Input rows:
*-*-*

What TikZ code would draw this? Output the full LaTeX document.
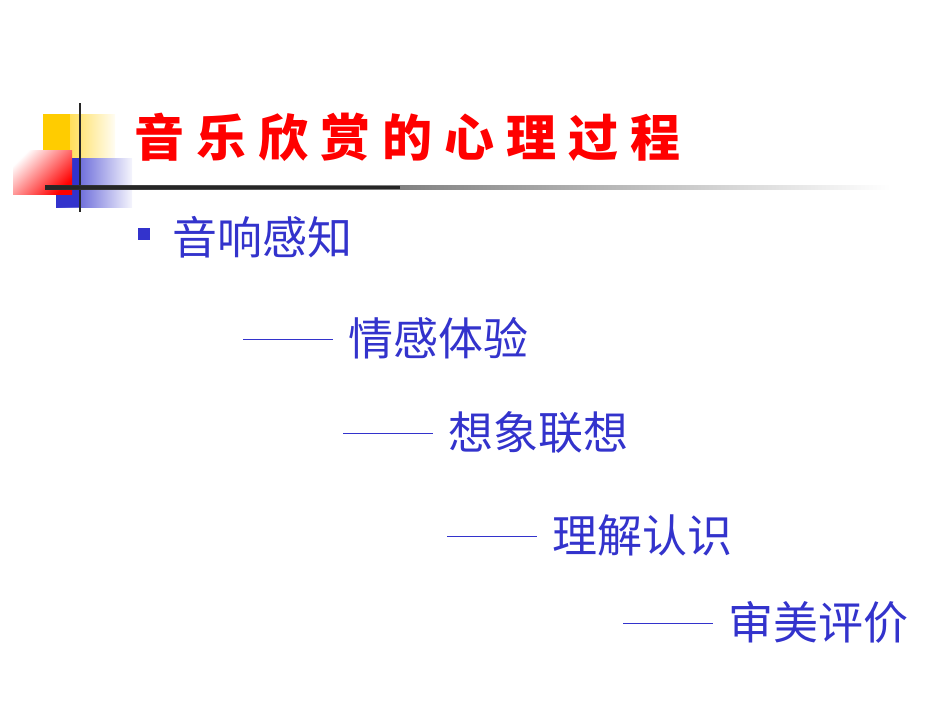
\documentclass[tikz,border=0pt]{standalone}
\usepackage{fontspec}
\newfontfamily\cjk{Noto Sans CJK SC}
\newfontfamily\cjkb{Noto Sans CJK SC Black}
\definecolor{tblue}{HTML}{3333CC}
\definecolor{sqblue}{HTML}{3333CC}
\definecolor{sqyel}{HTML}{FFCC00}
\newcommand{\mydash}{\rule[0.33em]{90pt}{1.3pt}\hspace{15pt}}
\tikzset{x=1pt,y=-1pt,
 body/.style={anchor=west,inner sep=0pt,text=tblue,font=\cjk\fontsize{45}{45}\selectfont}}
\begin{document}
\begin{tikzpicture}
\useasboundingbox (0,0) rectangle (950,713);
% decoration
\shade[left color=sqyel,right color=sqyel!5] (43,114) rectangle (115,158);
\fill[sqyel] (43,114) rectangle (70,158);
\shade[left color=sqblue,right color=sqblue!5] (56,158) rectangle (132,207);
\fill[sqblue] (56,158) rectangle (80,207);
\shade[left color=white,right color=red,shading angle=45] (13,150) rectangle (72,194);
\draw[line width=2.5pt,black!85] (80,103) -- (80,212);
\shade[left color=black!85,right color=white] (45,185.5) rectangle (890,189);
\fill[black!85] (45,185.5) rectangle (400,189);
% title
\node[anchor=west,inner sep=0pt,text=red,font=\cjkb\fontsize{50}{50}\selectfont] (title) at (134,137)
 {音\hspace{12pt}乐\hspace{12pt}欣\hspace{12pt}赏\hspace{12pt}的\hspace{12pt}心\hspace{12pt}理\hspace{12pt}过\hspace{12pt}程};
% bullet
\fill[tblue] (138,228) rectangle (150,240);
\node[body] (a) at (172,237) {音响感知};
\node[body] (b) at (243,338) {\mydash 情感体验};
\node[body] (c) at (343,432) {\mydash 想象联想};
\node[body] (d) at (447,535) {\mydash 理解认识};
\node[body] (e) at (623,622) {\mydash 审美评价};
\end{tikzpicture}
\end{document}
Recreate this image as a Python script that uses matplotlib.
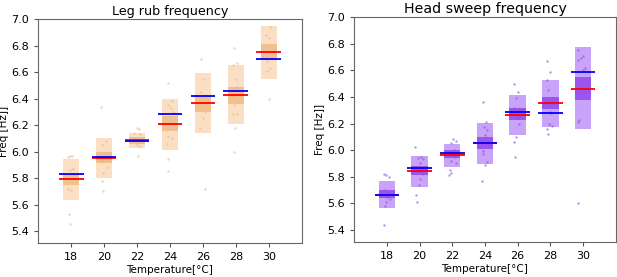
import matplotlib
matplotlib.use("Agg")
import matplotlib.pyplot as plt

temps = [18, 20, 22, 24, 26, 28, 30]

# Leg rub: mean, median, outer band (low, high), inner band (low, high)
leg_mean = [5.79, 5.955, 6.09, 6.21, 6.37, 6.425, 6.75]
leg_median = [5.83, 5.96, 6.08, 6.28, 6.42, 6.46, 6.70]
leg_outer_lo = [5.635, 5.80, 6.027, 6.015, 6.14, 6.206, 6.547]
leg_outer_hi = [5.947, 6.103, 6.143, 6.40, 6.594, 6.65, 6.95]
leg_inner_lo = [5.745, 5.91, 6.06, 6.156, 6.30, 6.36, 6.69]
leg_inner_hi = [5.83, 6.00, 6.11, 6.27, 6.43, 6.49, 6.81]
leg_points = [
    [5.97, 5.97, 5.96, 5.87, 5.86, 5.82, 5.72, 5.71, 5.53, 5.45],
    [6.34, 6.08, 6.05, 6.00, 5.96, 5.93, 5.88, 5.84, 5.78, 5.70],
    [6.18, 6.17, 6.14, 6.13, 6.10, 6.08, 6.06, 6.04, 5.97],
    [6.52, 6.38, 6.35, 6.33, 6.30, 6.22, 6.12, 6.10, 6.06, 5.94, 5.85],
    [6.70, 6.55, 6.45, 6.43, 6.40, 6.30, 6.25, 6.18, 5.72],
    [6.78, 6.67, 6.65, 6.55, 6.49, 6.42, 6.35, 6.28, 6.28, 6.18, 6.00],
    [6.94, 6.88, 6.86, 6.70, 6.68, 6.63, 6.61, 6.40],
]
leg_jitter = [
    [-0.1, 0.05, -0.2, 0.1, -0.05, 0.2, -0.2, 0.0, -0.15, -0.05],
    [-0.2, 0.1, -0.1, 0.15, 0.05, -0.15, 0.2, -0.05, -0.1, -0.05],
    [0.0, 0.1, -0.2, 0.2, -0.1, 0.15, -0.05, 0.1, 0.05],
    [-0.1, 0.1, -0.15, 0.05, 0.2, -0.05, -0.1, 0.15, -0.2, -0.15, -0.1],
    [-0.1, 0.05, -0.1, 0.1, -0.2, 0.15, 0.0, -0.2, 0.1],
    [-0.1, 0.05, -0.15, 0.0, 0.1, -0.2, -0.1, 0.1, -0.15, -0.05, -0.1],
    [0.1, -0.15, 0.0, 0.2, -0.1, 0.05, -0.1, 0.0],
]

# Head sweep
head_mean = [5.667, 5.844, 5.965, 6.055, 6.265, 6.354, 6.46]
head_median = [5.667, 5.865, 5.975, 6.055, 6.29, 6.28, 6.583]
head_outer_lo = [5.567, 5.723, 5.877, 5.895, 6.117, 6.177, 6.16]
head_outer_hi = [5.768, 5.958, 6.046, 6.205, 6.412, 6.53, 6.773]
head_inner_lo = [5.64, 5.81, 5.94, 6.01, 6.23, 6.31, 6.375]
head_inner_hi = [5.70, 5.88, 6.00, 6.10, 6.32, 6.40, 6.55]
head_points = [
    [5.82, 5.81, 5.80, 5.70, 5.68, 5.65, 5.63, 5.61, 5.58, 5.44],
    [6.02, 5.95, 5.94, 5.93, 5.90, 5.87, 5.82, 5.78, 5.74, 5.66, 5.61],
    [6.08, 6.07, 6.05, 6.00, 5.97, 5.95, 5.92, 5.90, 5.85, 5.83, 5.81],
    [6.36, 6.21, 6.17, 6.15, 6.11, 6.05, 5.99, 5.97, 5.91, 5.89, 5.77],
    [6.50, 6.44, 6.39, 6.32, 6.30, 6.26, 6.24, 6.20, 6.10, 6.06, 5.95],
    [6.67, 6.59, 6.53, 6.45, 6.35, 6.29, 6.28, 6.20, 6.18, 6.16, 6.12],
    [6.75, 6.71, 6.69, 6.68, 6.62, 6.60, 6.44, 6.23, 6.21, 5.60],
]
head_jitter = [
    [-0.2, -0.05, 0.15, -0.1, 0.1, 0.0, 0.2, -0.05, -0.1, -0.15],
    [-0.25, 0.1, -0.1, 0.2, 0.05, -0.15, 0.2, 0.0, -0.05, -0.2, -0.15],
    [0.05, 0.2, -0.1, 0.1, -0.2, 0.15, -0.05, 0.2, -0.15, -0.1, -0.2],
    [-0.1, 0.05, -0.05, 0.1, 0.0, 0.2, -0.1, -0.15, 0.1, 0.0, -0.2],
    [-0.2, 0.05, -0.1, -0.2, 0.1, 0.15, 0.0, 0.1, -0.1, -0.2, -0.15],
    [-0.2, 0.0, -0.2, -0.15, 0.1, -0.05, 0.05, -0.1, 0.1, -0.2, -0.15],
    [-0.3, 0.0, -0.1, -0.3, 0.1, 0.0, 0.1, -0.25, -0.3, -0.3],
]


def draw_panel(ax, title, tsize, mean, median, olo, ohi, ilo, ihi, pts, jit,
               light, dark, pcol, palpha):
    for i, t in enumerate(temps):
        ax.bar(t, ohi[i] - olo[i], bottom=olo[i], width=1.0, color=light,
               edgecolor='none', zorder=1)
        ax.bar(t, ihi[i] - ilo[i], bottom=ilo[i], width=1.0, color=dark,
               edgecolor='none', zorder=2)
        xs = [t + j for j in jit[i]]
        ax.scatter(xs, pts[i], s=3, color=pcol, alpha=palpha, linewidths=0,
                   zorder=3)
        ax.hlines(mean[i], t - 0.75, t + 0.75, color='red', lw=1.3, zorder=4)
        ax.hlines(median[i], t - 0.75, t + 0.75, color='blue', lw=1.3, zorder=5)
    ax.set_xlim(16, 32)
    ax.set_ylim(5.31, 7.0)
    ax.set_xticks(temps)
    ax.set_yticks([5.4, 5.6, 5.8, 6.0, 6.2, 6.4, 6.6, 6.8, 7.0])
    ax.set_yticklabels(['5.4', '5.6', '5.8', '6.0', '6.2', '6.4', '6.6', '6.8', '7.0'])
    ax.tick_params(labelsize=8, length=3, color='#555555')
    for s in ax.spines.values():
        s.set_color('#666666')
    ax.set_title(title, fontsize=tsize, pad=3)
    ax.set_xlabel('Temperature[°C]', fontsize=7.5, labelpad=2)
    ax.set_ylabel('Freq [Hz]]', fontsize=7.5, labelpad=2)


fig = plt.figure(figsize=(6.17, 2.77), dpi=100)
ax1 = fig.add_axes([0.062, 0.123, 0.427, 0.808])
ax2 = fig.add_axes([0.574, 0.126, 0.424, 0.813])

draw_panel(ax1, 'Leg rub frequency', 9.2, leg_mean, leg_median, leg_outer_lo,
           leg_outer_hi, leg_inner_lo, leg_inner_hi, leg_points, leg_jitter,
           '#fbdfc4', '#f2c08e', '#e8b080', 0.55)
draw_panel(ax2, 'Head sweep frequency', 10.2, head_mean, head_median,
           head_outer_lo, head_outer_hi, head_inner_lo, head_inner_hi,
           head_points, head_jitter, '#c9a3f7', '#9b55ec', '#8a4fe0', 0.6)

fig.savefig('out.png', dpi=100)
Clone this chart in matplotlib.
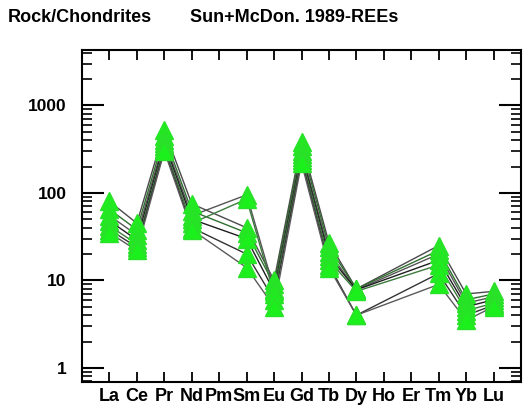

*-*-*

Only the lines from "Recreate this image" through "temps = [18, 20, 22, 24, 26, 28, 30]" should appear in your output, copied exactly with both end lines, and with no pictures.

Answer to the problem:
Recreate this image as a Python script that uses matplotlib.
import matplotlib
matplotlib.use("Agg")
import matplotlib.pyplot as plt

temps = [18, 20, 22, 24, 26, 28, 30]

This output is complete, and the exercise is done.